As a meat-based diet spreads to developing countries, farmers who are trying to feed themselves are being driven off their land. Their efficient, plant-based agricultural model is being replaced with intensive livestock rearing, which also pollutes the air and water and renders the once-fertile land dead and barren. If this trend continues, the developing world will never be able to produce enough food to feed itself, and hunger will continue to plague hundreds of millions of people around the globe. Author George Monbiot, writing in the U.K.'s The Guardian, explains that there's only one solution: "It now seems plain that [a vegan diet] is the only ethical response to what is arguably the world's most urgent social justice issue."

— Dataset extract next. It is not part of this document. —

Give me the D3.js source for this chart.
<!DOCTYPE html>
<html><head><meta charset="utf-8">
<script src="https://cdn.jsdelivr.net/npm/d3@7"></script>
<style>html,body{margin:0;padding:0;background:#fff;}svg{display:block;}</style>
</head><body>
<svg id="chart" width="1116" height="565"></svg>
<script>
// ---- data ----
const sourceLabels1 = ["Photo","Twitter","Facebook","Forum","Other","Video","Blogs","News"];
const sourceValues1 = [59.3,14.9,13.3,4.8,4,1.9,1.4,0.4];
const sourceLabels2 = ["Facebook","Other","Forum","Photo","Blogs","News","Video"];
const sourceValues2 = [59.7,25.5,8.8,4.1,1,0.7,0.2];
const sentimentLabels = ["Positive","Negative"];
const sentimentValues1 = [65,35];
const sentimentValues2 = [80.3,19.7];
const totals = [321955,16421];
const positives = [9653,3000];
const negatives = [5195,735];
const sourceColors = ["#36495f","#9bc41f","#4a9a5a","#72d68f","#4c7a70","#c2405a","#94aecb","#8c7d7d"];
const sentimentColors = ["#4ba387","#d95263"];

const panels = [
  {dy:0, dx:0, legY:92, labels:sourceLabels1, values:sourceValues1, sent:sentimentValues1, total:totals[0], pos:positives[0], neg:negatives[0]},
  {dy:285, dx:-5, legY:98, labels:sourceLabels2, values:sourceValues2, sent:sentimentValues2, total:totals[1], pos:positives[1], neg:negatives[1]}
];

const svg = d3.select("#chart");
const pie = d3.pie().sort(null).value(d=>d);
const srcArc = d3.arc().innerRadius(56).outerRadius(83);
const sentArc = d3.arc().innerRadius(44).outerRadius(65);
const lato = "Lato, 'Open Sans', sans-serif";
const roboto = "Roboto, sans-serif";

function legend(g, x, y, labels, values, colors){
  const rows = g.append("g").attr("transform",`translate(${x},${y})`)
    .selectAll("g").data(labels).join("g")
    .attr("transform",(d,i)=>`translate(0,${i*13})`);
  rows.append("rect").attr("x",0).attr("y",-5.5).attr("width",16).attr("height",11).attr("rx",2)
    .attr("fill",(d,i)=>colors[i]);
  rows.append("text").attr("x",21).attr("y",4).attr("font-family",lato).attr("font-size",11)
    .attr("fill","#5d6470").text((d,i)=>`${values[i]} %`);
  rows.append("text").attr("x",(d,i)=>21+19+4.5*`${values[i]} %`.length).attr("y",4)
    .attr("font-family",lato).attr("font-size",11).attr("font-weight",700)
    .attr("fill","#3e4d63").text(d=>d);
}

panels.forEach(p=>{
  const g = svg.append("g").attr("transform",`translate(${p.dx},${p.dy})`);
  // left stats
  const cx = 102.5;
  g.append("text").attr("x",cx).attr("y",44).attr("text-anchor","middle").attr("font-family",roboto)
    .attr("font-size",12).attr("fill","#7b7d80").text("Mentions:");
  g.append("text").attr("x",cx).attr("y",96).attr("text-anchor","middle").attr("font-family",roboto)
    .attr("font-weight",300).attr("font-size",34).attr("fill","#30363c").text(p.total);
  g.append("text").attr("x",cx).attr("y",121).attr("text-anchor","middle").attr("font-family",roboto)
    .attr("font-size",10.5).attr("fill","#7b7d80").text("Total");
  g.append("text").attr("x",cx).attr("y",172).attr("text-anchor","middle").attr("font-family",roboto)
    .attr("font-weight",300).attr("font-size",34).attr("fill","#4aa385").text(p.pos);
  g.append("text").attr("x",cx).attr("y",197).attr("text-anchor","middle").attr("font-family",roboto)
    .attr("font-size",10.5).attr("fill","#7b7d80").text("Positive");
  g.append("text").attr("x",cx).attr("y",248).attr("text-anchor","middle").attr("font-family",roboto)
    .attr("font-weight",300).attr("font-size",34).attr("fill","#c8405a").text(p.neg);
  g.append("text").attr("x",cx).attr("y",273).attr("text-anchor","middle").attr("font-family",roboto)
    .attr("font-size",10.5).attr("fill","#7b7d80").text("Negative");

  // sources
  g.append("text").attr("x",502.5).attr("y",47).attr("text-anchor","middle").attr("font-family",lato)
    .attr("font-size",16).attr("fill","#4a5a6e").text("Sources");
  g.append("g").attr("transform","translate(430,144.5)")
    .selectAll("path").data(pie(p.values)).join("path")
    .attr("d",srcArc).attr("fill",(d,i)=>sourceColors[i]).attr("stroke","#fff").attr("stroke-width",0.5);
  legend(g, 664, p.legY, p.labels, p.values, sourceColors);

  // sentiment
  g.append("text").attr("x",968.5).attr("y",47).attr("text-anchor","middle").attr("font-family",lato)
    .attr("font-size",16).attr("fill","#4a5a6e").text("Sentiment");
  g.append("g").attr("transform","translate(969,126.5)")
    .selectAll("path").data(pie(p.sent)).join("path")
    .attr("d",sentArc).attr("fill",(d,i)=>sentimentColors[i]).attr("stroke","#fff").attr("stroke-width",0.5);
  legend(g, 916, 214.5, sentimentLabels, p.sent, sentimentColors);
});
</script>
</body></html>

Because the Meat Industry Makes a Killing by Exploiting Workers
The money-hungry farmed-animal industry exploits poor people, immigrants, and children. They work for paltry wages and are often unfairly penalized when they try to form unions. The work is filthy and extremely dangerous, injuries are rampant, and dying on the job is a very real possibility.
Killing animals is inherently dangerous work, but the fast pace, filthy killing floors, and lack of training make working at a slaughterhouse "the most dangerous factory job in America," according to Human Rights Watch.

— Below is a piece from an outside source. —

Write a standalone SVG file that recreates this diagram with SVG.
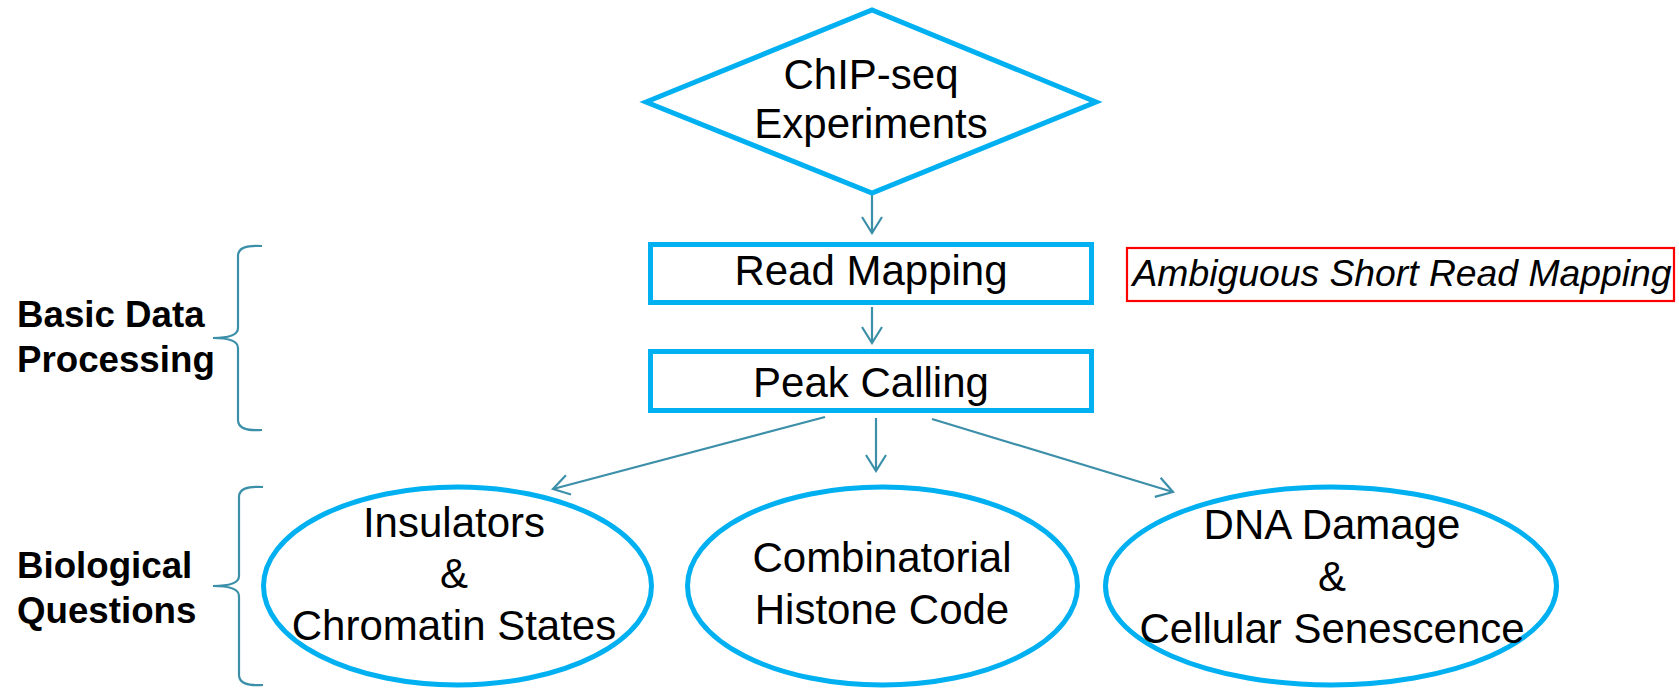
<svg xmlns="http://www.w3.org/2000/svg" width="1679" height="689" viewBox="0 0 1679 689">
  <style>
    .shape { fill: #FFFFFF; stroke: #00B0F0; stroke-width: 5; }
    .label { font-family: "Liberation Sans", Arial, sans-serif; font-size: 42px; fill: #000000; text-anchor: middle; }
    .side { font-family: "Liberation Sans", Arial, sans-serif; font-size: 36.7px; font-weight: bold; fill: #000000; }
    .note { font-family: "Liberation Sans", Arial, sans-serif; font-size: 37.3px; font-style: italic; fill: #000000; text-anchor: middle; }
    .conn { fill: none; stroke: #3C8FA9; stroke-width: 2.2; marker-end: url(#open-arrow); }
    .brace { fill: none; stroke: #3C8FA9; stroke-width: 2.2; }
  </style>
  <defs>
    <marker id="open-arrow" markerUnits="userSpaceOnUse" viewBox="-18 -12 20 24" markerWidth="20" markerHeight="24" refX="0" refY="0" orient="auto">
      <path d="M-16,-10 L0,0 L-16,10" fill="none" stroke="#3C8FA9" stroke-width="2.2"/>
    </marker>
  </defs>

  <rect width="1679" height="689" fill="#FFFFFF"/>

  <!-- side braces and section labels -->
  <g id="basic-data-processing">
    <path class="brace" d="M262,246 C246,245 238,248 238,256 L238,328 C238,335 229,338 213,338 C229,338 238,341 238,348 L238,420 C238,428 246,431 262,430"/>
    <text class="side" x="17" y="327">Basic Data</text>
    <text class="side" x="17" y="372">Processing</text>
  </g>
  <g id="biological-questions">
    <path class="brace" d="M263,487 C247,486 239,489 239,497 L239,576 C239,583 230,586 213,586 C230,586 239,589 239,596 L239,675 C239,683 247,686 263,685"/>
    <text class="side" x="17" y="578">Biological</text>
    <text class="side" x="17" y="623">Questions</text>
  </g>

  <!-- connectors -->
  <g id="connectors">
    <line class="conn" x1="872" y1="195" x2="872" y2="233"/>
    <line class="conn" x1="872" y1="307" x2="872" y2="343"/>
    <line class="conn" x1="876" y1="418" x2="876" y2="471"/>
    <line class="conn" x1="825" y1="417" x2="553" y2="489"/>
    <line class="conn" x1="932" y1="419" x2="1173" y2="492"/>
  </g>

  <!-- flow nodes -->
  <g id="chip-seq-experiments">
    <polygon class="shape" points="646,102 872,10 1096,102 872,193"/>
    <text class="label" x="871" y="89">ChIP-seq</text>
    <text class="label" x="871" y="138">Experiments</text>
  </g>
  <g id="read-mapping">
    <rect class="shape" x="650.5" y="244.5" width="441" height="58"/>
    <text class="label" x="871" y="285">Read Mapping</text>
  </g>
  <g id="peak-calling">
    <rect class="shape" x="650.5" y="351.5" width="441" height="59"/>
    <text class="label" x="871" y="397">Peak Calling</text>
  </g>
  <g id="ambiguous-mapping-note">
    <rect x="1127" y="248" width="547" height="53" fill="#FFFFFF" stroke="#FF0000" stroke-width="2.2"/>
    <text class="note" x="1402" y="286">Ambiguous Short Read Mapping</text>
  </g>
  <g id="insulators">
    <ellipse class="shape" cx="457.5" cy="586" rx="194" ry="99"/>
    <text class="label" x="454" y="537">Insulators</text>
    <text class="label" x="454" y="588">&amp;</text>
    <text class="label" x="454" y="640">Chromatin States</text>
  </g>
  <g id="histone-code">
    <ellipse class="shape" cx="882.5" cy="586" rx="195" ry="99"/>
    <text class="label" x="882" y="572">Combinatorial</text>
    <text class="label" x="882" y="624">Histone Code</text>
  </g>
  <g id="dna-damage">
    <ellipse class="shape" cx="1331" cy="586" rx="225.5" ry="99"/>
    <text class="label" x="1332" y="539">DNA Damage</text>
    <text class="label" x="1332" y="591">&amp;</text>
    <text class="label" x="1332" y="643">Cellular Senescence</text>
  </g>
</svg>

According to figures from the U.S. Department of Labor's Bureau of Labor Statistics, nearly one in three slaughterhouse workers suffers from illness or injury every year, compared to one in 10 workers in other manufacturing jobs. The rate of repetitive stress injury for slaughterhouse employees is 35 times higher than it is for those in other manufacturing jobs.
The industry refuses to create safer working conditions by slowing down the lines or buying appropriate safety gear because these changes could cut into companies' bottom lines. Employees who are injured at work are often fired if they take time off or try to file health insurance or worker's compensation claims. Human Rights Watch cites one slaughterhouse worker who reports, "They love you if you're healthy and you work like a dog, but if you get hurt, you are trash. If you get hurt, watch out. They will look for a way to get rid of you before they report it. They will find a reason to fire you or put you on a worse job like the cold room, or change your shift so you quit. So a lot of people don't report their injuries. They just work with the pain."
Factory farms and slaughterhouses set up shop in the poorest regions of the U.S., where they can use poor and uneducated people to do their dirty work for low wages. The farmed-animal industry often lures immigrants far away from their homes with false promises of good jobs, knowing that these undocumented workers will likely not report unsafe conditions for fear of being deported. One meat company even bused workers from the Mexican border to a homeless shelter in Minnesota!
The farmed-animal industry has also been condemned for exploiting children. Kids in their early teens have even died while working in animal-processing plants, and Multinational Monitor called Tyson Foods one of the world's "Ten Worst Corporations" because it hires people in the U.S. who are too young to work legally.